Checking Sigfox Setup

After we have both the device code running, the Sigfox callback configured, and the data bucket created, we should check that everything is up and running.

We can start by checking that the Sigfox platform is receiving our messages. Just go to the device in the Sigfox back-end, and open the Messages section that is on the left panel. Here, some messages have been received. See the payload being sent (in hexadecimal), and some other information like link quality, timestamp, or callback result.

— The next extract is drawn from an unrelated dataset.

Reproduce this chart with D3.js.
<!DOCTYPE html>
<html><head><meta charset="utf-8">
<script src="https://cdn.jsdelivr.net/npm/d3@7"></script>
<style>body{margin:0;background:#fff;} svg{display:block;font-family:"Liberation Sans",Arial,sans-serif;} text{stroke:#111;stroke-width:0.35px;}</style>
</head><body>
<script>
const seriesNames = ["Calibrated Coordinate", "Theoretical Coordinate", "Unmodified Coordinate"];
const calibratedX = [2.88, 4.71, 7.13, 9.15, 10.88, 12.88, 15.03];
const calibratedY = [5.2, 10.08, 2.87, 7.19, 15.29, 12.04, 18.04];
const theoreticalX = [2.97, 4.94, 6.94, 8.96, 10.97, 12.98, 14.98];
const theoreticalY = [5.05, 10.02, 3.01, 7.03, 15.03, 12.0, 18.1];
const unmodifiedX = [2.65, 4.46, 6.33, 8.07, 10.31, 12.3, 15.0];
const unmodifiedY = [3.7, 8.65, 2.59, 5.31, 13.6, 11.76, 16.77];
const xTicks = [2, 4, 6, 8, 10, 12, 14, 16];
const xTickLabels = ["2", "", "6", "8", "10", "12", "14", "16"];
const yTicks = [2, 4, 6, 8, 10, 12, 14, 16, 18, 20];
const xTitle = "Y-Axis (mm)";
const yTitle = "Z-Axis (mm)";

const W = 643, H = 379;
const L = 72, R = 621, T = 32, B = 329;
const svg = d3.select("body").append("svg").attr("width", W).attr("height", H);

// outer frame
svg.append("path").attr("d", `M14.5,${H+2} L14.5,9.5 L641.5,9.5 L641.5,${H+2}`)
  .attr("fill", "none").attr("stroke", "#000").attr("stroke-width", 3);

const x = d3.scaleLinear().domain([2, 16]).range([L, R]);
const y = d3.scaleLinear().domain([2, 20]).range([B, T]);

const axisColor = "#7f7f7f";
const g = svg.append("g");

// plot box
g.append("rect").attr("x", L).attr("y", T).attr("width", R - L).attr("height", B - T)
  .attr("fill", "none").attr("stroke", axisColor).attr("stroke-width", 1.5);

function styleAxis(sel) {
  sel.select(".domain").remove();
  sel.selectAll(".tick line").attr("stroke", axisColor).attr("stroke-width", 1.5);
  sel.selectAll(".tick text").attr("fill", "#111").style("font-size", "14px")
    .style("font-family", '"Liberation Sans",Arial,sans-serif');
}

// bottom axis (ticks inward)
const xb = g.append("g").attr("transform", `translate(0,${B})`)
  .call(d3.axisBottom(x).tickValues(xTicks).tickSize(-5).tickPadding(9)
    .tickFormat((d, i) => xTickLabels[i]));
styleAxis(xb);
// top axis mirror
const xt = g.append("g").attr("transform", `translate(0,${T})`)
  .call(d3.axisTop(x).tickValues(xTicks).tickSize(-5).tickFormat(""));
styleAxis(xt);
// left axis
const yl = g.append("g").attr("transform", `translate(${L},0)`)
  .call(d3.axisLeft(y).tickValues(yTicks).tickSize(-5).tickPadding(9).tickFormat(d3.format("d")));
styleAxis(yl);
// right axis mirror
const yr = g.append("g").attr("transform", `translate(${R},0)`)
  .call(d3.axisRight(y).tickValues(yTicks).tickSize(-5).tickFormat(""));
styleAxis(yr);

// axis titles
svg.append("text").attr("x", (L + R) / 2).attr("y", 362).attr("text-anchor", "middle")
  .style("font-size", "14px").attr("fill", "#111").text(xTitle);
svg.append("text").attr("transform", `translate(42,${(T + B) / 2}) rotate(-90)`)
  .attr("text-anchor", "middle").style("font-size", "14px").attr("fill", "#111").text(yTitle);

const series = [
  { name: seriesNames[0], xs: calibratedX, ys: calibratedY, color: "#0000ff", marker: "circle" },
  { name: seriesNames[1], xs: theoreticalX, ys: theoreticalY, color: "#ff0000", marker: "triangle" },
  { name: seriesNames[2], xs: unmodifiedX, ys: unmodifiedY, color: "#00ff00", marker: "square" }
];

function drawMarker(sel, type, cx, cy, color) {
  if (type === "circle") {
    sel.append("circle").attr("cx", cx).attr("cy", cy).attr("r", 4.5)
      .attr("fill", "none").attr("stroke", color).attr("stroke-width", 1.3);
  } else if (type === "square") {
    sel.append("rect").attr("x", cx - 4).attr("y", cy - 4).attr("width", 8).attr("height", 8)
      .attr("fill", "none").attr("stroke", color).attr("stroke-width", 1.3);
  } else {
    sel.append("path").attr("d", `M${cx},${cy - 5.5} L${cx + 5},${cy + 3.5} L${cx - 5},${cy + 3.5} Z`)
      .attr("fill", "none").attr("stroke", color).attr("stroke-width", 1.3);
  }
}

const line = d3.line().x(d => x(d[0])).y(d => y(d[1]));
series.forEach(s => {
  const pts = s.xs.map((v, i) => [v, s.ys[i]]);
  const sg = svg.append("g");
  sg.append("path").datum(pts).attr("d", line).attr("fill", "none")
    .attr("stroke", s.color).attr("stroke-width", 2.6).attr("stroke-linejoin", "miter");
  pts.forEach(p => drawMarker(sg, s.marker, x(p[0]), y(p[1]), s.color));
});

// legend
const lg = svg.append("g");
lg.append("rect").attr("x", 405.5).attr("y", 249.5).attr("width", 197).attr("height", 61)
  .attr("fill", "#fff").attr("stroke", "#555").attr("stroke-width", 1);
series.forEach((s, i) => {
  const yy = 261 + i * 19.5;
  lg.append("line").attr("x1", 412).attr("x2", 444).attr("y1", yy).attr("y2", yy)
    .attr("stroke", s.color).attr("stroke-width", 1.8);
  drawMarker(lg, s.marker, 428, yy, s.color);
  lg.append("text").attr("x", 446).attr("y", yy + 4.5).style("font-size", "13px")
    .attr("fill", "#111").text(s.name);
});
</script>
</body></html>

It is interesting here to check that our callback response is successful, as the callback icon changes from green to red depending on the result. In our case, our callbacks are in green, so the request was ok. Click on the icon to see the server response, which is a 200 OK HTTP response.

Then we can also check that our data bucket is being populated with the data received from Sigfox. So, open the data bucket in Thinger.io. Nice! We have our data now being stored. Notice that the columns in the bucket are just the fields we configured in the Sigfox callback body.

Building a Dashboard

Now that we have our data in the bucket, we can just create a real-time dashboard from our Sigfox data. Create the widgets by selecting the bucket as the data source, and that's all!